The western shirts and crinolines — that's for people who've been dancing for a while and enjoy the aesthetic. It's not required. It's not even expected at the beginner level. Wear what makes you comfortable, and dance.
Finding a Club and Walking In the Door
This is the hardest part, honestly. The gymnasium door. The moment where you don't know anyone and you're not sure you belong.
Most communities have a square dance club, and almost all of them have beginner-friendly nights where nobody expects you to know anything. Caller workshops, first-night specials, intro lessons — these exist specifically so that walking through that door doesn't feel like a big deal. Because it isn't one.
To find a club near you, search for your state or region's square dance federation. Many list local clubs with their meeting schedules. Community centers, church halls, and school gymnasiums are common venues. Call ahead if you want — club callers are usually happy to answer questions about what to expect. They want new dancers. They're not going to judge you.

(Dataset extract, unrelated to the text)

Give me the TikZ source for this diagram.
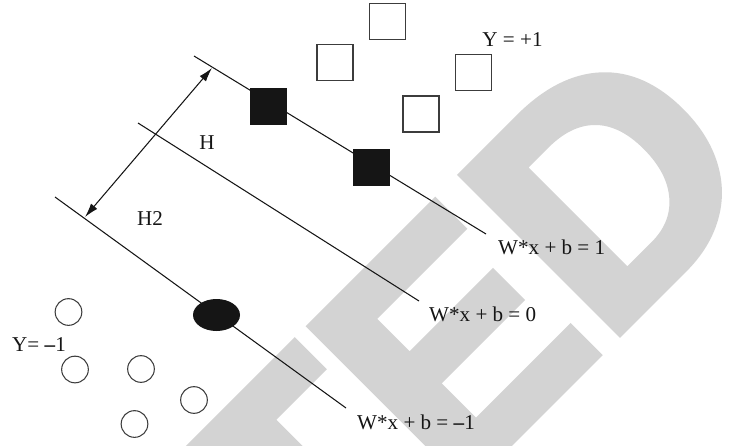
\documentclass[tikz,border=0pt]{standalone}
\usepackage{fontspec}
\setmainfont{Liberation Serif}
\newfontfamily\stampfont[BoldFeatures={FakeBold=3}]{Liberation Sans}
\usetikzlibrary{arrows.meta,shapes.geometric}
\definecolor{stampgray}{RGB}{211,211,211}
\definecolor{ink}{RGB}{21,21,21}
\definecolor{rim}{RGB}{60,60,60}
\begin{document}
\begin{tikzpicture}[x=0.03cm,y=-0.03cm,
  hyper/.style={draw=ink, line width=0.9pt},
  openbox/.style={draw=rim, fill=white, line width=0.9pt, rectangle, minimum size=1.08cm, inner sep=0pt},
  fullbox/.style={fill=ink, rectangle, minimum size=1.11cm, inner sep=0pt},
  opendot/.style={draw=rim, fill=white, line width=0.9pt, circle, minimum size=0.8cm, inner sep=0pt},
  lbl/.style={font=\fontsize{18}{20}\selectfont, inner sep=0pt, text=ink}]
\useasboundingbox (0,0) rectangle (732,445);
% background stamp
\begin{scope}
  \clip (0,0) rectangle (732,445);
  \node[rotate=45, anchor=base east, text=stampgray, inner sep=0pt,
        font=\stampfont\bfseries\fontsize{274}{274}\selectfont] (stamp) at (769,182) {RETRACTED};
\end{scope}
% hyperplane end points
\coordinate (p1a) at (194,56);  \coordinate (p1b) at (486,234);
\coordinate (p0a) at (138,123); \coordinate (p0b) at (419,301);
\coordinate (pma) at (55,197);  \coordinate (pmb) at (346,408);
\draw[hyper] (p1a) -- (p1b);
\draw[hyper] (p0a) -- (p0b);
\draw[hyper] (pma) -- (pmb);
% margin arrow
\coordinate (ma) at (212,68); \coordinate (mb) at (85,217);
\draw[hyper, {Latex[length=12pt,width=7pt]}-{Latex[length=12pt,width=7pt]}] (mb) -- (ma);
% class +1
\node[fullbox] (s1) at (268.5,106.5) {};
\node[fullbox] (s2) at (371.5,167.5) {};
\node[openbox] (b1) at (335,62.5) {};
\node[openbox] (b2) at (387.5,21.5) {};
\node[openbox] (b3) at (473.5,72.5) {};
\node[openbox] (b4) at (421,114) {};
% class -1
\node[fill=ink, ellipse, minimum width=1.41cm, minimum height=0.96cm, inner sep=0pt] (sv) at (216.5,315) {};
\node[opendot] (c1) at (68.5,312) {};
\node[opendot] (c2) at (75,369.5) {};
\node[opendot] (c3) at (141,369) {};
\node[opendot] (c4) at (194,400) {};
\node[opendot] (c5) at (134.5,424) {};
% labels
\node[lbl] (tp) at (512.5,40) {Y = +1};
\node[lbl] (tm) at (39,345) {Y= \textbf{--}1};
\node[lbl] (th) at (207,143) {H};
\node[lbl] (th2) at (150,219) {H2};
\node[lbl, anchor=west] (e1) at (498,247) {W*x + b = 1};
\node[lbl, anchor=west] (e0) at (429,314) {W*x + b = 0};
\node[lbl, anchor=west] (em) at (357,422) {W*x + b = \textbf{--}1};
\end{tikzpicture}
\end{document}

What You'll Actually Feel on Your First Night
You might feel clumsy. You probably will feel confused for at least the first fifteen minutes. At some point, the caller will shout a string of calls you weren't ready for, and you'll stand there like a deer in headlights while your square reorganizes around you. This is not a failure. This is the entry price, and it's lower than you think.
Here's what's also true: at some point in that first night, probably around the third or fourth tip (a "tip" is one round of dancing), something will click. Your body will start to hear the pattern instead of just your ears. Your feet will know what comes next before your brain catches up. And your square — those eight strangers you walked in with — will start to feel like a little team.
That feeling, the one where you're part of something, moving together, laughing when it goes wrong — that's the whole thing. The dancing is just how you get there.